Regional bank turns to Lexmark to consolidate and standardize its print environment while automating workflows and reducing costs.

Discover the: Challenge | Solution | Results

Large Regional Bank

company

This top 50 publicly traded U.S. bank offers a full range of financial products and services through more than 240 banking locations with over 4,600 employees serving approximately 1 million customers. The company’s assets total $34 billion.

Industries

Banking

Products

Data Capture & Extraction, Document Management, Managed Print Services (MPS), Printers & Multifunction Devices, Workflow & Process Management

Challenge

A corporate-wide assessment of the bank’s printers, fax machines and scanners found more than 2,000 varieties of aging devices from a number of different vendors, with responsibility for the fleet divided between the company’s procurement and IT functions. Not all the devices were networked, and their capabilities beyond basic faxing, copying, and printing were going unused.

In addition, the bank opens thousands of accounts each month, requiring the use of more than 100 forms each time. The error rate resulting from manually processing such forms resulted in inefficiencies and backlogs.

Finally, there was no strategic planning related to output costs and opportunities, and potential regulatory and audit issues around documents needed addressing.

Solution

The decision was made to consolidate and standardize the print environment across all the company’s branches and multiple back-office operations.
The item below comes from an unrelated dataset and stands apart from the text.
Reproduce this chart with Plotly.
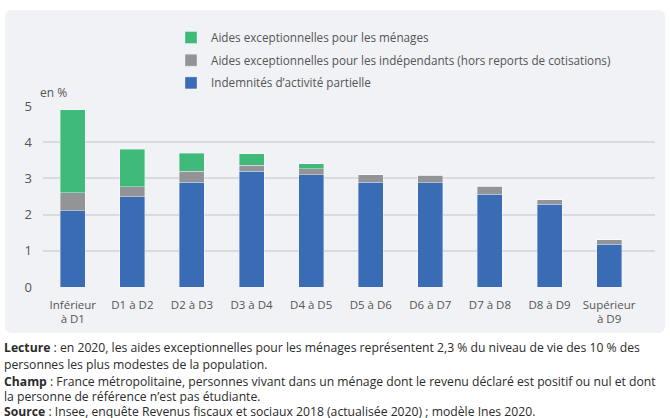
import plotly.graph_objects as go

categories = ["Inférieur<br>à D1", "D1 à D2", "D2 à D3", "D3 à D4", "D4 à D5",
              "D5 à D6", "D6 à D7", "D7 à D8", "D8 à D9", "Supérieur<br>à D9"]
activite_partielle = [2.1, 2.5, 2.9, 3.2, 3.1, 2.9, 2.88, 2.56, 2.28, 1.18]
independants = [0.5, 0.27, 0.3, 0.16, 0.17, 0.2, 0.21, 0.23, 0.13, 0.13]
menages = [2.3, 1.03, 0.5, 0.32, 0.14, 0, 0, 0, 0, 0]

series_names = ["Indemnités d’activité partielle",
                "Aides exceptionnelles pour les indépendants (hors reports de cotisations)",
                "Aides exceptionnelles pour les ménages"]
colors = ["#3a6cb5", "#929497", "#3fba7a"]
legend_ranks = [3, 2, 1]

W, H = 670, 418
ML, MR, MT, MB = 43, 15, 106, 131
PW, PH = W - ML - MR, H - MT - MB


def px(x):
    return (x - ML) / PW


def py(y):
    return (H - MB - y) / PH


lab = "Open Sans, Noto Sans, sans-serif"
body = "Open Sans, Noto Sans, sans-serif"

fig = go.Figure()
for name, vals, col, rk in zip(series_names, [activite_partielle, independants, menages], colors, legend_ranks):
    fig.add_trace(go.Bar(x=categories, y=vals, name=name, legendgroup=name, legendrank=rk,
                         marker=dict(color=col, line=dict(width=0.8, color="rgba(255,255,255,0.45)"))))

# rounded panel
x0, x1, y0, y1, r = 5, 665, 10, 333, 7
path = (f"M {px(x0 + r)},{py(y0)} L {px(x1 - r)},{py(y0)} Q {px(x1)},{py(y0)} {px(x1)},{py(y0 + r)} "
        f"L {px(x1)},{py(y1 - r)} Q {px(x1)},{py(y1)} {px(x1 - r)},{py(y1)} "
        f"L {px(x0 + r)},{py(y1)} Q {px(x0)},{py(y1)} {px(x0)},{py(y1 - r)} "
        f"L {px(x0)},{py(y0 + r)} Q {px(x0)},{py(y0)} {px(x0 + r)},{py(y0)} Z")
fig.add_shape(type="path", path=path, xref="paper", yref="paper",
              fillcolor="#f0f2f5", line=dict(width=0), layer="below")

annotations = [dict(text="en %", x=px(38), y=py(92), xref="paper", yref="paper",
                    xanchor="left", yanchor="middle", showarrow=False,
                    font=dict(family=lab, size=12, color="#555"))]

footer = [
    (347, "<b>Lecture</b> : en 2020, les aides exceptionnelles pour les ménages représentent 2,3 % du niveau de vie des 10 % des"),
    (364, "personnes les plus modestes de la population."),
    (381, "<b>Champ</b> : France métropolitaine, personnes vivant dans un ménage dont le revenu déclaré est positif ou nul et dont"),
    (396.5, "la personne de référence n’est pas étudiante."),
    (411, "<b>Source</b> : Insee, enquête Revenus fiscaux et sociaux 2018 (actualisée 2020) ; modèle Ines 2020."),
]
for yy, t in footer:
    annotations.append(dict(text=t, x=px(2), y=py(yy), xref="paper", yref="paper",
                            xanchor="left", yanchor="middle", showarrow=False,
                            font=dict(family=body, size=12.2, color="#2b2b2b")))

fig.update_layout(
    width=W, height=H,
    margin=dict(l=ML, r=MR, t=MT, b=MB),
    paper_bgcolor="white", plot_bgcolor="rgba(0,0,0,0)",
    barmode="stack", bargap=0.58,
    showlegend=True,
    legend=dict(x=px(171), y=py(23), xanchor="left", yanchor="top",
                traceorder="grouped", tracegroupgap=3.7,
                bgcolor="rgba(0,0,0,0)",
                font=dict(family=lab, size=11.7, color="#555")),
    xaxis=dict(range=[-0.5, 9.77], showgrid=False, zeroline=False, showline=False,
               ticks="", ticklabelstandoff=9,
               tickfont=dict(family=lab, size=11.5, color="#555")),
    yaxis=dict(range=[0, 5], dtick=1, showgrid=True, gridcolor="#d9dbde", gridwidth=1.5,
               zeroline=False, showline=False, ticks="", ticklabelstandoff=10,
               tickfont=dict(family=lab, size=13, color="#555")),
    annotations=annotations,
)

fig.write_html("out.html", config={"displayModeBar": False},
               post_script="document.body.style.margin='0';document.body.style.overflow='hidden';")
Lexmark’s on-site quarterly reviews help us understand our performance metrics and our internal customer needs. Lexmark takes the time to listen and hear the needs of its customers loud and clear.
Infrastructure Director

First, the bank decided to standardize its print platform in order to better understand its print output and costs, gain cost efficiencies, better utilize device capabilities, and look at opportunities for process reengineering and increased automation. To do so, leadership also needed to bring together and build consensus among the various stakeholders at the bank that had responsibility for this infrastructure throughout a variety of company departments, including IT and procurement. A cross-functional project team composed of 10–15 people participated in the vendor review and decision process.
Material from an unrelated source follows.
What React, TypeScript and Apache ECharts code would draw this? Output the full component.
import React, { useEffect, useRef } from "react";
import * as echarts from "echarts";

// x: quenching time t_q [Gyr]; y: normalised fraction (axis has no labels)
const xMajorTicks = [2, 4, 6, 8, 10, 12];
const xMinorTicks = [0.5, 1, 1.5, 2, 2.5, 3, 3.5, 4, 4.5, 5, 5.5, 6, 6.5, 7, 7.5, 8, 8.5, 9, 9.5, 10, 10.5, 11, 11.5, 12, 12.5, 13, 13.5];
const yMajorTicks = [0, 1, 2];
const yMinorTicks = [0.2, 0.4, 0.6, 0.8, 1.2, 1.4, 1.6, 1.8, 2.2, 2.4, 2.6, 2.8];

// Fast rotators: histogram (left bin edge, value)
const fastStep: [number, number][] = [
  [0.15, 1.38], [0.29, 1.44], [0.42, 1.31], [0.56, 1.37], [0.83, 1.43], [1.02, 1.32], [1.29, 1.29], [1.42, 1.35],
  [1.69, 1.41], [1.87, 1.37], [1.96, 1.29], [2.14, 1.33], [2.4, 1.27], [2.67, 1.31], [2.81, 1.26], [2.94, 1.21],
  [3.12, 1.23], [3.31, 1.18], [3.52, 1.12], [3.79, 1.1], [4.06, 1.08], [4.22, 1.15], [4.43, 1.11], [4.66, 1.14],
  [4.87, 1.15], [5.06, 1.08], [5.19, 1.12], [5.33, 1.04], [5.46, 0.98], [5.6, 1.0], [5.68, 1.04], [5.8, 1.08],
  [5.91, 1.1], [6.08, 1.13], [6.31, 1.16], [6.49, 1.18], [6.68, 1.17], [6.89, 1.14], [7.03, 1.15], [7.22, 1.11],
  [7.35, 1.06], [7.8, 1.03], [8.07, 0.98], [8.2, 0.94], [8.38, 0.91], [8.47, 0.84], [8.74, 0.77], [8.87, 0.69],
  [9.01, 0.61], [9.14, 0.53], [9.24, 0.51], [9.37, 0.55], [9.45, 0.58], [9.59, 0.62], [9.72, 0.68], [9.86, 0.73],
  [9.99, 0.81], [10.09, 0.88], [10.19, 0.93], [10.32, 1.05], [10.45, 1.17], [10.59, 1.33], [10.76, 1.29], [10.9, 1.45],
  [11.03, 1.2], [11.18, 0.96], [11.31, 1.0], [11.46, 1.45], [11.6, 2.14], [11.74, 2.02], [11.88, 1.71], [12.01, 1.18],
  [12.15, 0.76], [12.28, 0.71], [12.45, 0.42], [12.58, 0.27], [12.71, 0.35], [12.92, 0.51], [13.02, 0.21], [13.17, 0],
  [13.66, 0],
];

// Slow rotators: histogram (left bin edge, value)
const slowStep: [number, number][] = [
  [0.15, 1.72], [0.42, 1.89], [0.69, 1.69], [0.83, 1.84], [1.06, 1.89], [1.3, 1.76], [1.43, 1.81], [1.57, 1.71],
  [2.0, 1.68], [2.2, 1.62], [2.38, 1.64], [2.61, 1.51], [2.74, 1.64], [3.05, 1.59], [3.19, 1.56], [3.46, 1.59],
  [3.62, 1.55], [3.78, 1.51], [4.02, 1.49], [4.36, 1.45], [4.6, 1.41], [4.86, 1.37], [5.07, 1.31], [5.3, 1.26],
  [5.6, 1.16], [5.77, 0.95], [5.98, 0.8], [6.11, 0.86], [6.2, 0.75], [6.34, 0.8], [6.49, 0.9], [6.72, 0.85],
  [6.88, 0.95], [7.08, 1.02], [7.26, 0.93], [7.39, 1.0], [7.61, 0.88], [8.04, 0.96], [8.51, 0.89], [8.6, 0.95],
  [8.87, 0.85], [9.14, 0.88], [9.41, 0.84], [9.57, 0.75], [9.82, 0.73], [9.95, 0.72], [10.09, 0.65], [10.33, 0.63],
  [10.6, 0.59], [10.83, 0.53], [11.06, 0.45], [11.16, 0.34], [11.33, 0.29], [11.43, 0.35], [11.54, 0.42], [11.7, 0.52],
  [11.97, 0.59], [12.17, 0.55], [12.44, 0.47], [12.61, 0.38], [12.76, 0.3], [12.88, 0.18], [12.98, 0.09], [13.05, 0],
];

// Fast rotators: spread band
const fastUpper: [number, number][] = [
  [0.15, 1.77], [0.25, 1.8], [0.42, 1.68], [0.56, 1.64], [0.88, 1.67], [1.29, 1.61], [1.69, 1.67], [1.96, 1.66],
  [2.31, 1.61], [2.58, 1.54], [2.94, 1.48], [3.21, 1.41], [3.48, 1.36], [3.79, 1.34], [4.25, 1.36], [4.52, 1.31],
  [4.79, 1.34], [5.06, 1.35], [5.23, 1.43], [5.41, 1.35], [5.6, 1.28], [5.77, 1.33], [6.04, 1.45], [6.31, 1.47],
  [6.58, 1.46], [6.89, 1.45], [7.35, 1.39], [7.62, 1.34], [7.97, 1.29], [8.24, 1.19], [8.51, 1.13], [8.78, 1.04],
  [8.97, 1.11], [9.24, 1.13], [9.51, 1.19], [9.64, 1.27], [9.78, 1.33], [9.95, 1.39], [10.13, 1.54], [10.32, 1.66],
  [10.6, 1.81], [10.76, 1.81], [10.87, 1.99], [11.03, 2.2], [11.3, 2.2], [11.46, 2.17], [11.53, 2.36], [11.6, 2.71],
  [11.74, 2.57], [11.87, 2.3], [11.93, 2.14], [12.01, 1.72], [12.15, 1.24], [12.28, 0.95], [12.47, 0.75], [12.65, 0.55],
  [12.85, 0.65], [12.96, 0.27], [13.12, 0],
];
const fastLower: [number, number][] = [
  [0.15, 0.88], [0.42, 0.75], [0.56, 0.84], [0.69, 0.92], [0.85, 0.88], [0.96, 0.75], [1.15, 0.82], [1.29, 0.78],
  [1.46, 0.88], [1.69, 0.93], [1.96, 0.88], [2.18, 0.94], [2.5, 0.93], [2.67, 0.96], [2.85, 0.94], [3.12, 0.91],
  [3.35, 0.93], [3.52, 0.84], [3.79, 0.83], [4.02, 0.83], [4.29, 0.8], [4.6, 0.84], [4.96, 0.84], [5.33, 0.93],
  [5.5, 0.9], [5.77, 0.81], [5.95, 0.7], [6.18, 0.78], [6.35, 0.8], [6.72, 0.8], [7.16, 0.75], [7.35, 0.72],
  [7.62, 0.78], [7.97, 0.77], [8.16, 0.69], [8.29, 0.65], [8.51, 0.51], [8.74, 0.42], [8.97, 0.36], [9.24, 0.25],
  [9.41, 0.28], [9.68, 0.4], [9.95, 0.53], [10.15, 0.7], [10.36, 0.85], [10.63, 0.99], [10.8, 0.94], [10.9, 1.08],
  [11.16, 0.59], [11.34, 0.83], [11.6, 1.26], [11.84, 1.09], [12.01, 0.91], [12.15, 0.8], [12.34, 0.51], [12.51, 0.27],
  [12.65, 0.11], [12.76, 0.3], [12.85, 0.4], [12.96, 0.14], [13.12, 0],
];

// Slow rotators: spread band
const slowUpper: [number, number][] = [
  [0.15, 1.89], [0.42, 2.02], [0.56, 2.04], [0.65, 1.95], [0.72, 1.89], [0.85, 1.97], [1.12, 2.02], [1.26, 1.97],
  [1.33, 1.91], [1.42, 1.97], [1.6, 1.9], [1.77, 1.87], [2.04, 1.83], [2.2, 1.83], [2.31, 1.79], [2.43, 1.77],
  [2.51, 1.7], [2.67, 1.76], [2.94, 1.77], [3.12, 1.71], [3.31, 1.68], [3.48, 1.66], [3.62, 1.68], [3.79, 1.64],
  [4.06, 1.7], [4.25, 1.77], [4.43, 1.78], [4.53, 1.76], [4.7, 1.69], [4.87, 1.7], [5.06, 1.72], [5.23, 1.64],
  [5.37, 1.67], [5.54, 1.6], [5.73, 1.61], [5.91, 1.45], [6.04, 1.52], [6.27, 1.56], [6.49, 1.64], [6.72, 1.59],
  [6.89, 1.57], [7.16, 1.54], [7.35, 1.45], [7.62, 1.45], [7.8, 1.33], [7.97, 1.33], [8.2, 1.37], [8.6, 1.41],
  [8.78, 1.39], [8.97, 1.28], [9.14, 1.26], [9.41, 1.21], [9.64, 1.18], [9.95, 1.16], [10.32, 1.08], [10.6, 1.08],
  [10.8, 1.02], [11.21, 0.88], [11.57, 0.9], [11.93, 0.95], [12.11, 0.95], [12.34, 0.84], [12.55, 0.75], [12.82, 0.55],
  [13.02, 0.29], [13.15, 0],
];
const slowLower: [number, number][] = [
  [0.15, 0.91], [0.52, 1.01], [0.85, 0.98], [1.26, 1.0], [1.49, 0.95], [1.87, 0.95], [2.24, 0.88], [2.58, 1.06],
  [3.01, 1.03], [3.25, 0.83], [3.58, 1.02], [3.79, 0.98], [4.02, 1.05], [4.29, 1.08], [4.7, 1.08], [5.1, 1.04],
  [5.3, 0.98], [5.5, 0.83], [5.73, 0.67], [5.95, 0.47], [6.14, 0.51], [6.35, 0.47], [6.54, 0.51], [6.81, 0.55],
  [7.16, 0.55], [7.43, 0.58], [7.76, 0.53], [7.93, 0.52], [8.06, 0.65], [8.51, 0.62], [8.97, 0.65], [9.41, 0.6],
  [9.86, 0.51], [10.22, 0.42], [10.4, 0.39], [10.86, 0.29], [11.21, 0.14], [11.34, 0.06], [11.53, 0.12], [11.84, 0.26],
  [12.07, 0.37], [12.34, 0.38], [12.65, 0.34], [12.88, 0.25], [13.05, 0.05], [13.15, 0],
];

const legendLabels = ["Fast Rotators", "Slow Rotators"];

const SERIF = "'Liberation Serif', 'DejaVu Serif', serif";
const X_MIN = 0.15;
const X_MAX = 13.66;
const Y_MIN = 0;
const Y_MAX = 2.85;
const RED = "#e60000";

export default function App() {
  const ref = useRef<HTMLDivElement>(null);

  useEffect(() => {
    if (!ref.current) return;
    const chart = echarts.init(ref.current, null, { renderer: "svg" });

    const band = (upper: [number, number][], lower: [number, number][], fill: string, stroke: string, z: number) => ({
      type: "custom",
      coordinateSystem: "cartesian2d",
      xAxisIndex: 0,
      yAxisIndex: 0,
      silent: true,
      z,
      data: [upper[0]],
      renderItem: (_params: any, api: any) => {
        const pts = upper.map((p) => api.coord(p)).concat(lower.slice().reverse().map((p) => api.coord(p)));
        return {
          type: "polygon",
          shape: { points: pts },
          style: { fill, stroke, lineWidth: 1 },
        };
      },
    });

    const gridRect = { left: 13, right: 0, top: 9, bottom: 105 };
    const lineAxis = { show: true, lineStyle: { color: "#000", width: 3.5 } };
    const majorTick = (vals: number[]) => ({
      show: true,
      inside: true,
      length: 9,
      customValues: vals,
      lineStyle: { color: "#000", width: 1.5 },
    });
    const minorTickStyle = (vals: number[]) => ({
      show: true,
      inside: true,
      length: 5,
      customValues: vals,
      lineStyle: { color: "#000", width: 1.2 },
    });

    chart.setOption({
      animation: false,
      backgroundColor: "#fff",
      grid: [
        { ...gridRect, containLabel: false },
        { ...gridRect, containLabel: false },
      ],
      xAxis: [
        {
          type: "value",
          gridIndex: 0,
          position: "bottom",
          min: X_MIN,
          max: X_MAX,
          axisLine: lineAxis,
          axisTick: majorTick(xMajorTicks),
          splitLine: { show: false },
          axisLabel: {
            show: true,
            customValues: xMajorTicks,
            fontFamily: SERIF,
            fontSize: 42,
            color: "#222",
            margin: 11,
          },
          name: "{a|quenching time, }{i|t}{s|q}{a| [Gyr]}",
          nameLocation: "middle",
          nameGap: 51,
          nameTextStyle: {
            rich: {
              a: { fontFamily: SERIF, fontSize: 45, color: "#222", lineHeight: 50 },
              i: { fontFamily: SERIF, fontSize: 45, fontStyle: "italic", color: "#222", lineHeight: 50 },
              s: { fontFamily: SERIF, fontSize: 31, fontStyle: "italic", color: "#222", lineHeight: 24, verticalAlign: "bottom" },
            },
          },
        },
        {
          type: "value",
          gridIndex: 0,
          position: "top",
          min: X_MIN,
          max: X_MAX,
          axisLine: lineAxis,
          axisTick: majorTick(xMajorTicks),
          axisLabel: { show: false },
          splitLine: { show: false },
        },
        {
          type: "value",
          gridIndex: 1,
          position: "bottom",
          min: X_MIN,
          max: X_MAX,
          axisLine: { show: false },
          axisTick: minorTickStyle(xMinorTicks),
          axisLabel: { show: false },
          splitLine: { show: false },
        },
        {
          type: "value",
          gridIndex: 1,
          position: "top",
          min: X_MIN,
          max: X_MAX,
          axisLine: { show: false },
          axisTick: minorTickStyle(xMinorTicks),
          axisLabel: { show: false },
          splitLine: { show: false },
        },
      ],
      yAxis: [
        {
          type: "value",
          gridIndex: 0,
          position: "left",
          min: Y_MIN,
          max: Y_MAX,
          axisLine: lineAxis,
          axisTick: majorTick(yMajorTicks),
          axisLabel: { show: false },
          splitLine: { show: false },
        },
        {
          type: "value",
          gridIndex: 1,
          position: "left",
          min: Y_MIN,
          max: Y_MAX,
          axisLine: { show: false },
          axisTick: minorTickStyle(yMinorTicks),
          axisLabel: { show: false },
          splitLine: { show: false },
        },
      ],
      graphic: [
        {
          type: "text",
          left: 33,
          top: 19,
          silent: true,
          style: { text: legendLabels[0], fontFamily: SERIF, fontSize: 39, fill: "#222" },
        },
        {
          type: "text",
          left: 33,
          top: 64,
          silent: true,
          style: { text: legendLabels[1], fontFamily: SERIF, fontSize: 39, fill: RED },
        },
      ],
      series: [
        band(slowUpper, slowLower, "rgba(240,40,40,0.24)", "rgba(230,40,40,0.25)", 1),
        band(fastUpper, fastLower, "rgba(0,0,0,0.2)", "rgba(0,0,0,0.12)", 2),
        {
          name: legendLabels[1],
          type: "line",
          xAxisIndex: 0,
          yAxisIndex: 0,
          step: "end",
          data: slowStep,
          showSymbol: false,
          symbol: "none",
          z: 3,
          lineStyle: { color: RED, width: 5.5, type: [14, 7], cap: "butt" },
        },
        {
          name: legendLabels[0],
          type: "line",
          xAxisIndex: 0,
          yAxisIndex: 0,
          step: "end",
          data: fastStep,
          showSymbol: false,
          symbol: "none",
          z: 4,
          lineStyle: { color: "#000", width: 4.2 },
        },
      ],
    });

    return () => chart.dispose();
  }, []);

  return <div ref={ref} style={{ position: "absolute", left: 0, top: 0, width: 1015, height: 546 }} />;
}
After evaluating solutions from multiple vendors, Lexmark was selected to consolidate the fleet of devices and develop more streamlined and efficient workflows. The deployment process included Lexmark providing test devices, site surveys, training and configuration of an automated process for managing toner.

Results

In addition to streamlining the bank’s fleet to improve device-to-headcount ratio, Lexmark was able to reduce the associated costs for energy, paper and toner.

Lexmark really stepped up, and that really helped in the early phases to get off on the right footing. It was very much a collaborative approach.
Infrastructure Director

Workflow was also improved, allowing branch colleagues to scan new account paperwork on an MFP where it is routed to the Lexmark Smart Document Capture solution (LSDC). The documentation is immediately verified against the company’s core banking system while the customer is still in the branch, allowing retail personnel to confirm that a new account has been successfully opened or obtain additional information, if necessary.

A significant percentage of documents are now automatically identified, and this percentage continues to grow, allowing the Account Contracts department to process documents entering their queue in less than a third of the time it took before. In addition, with the integration and auto-verification capabilities of LSDC, the Customer Information File (CIF) department has been able to save hundreds of hours each month on manually validating deposit documents.

The transition has also allowed the collection and compilation of fleet data, providing insights for continuous improvement. In addition, process improvements with Lexmark Smart Document Capture allowed seven classification and five QA FTEs to work on higher-level tasks.

Now, the bank is turning its attention to similar processes that could benefit from this type of technology, while leveraging the system’s capabilities to increase image capture, reduce print volumes and expand mobile printing capabilities.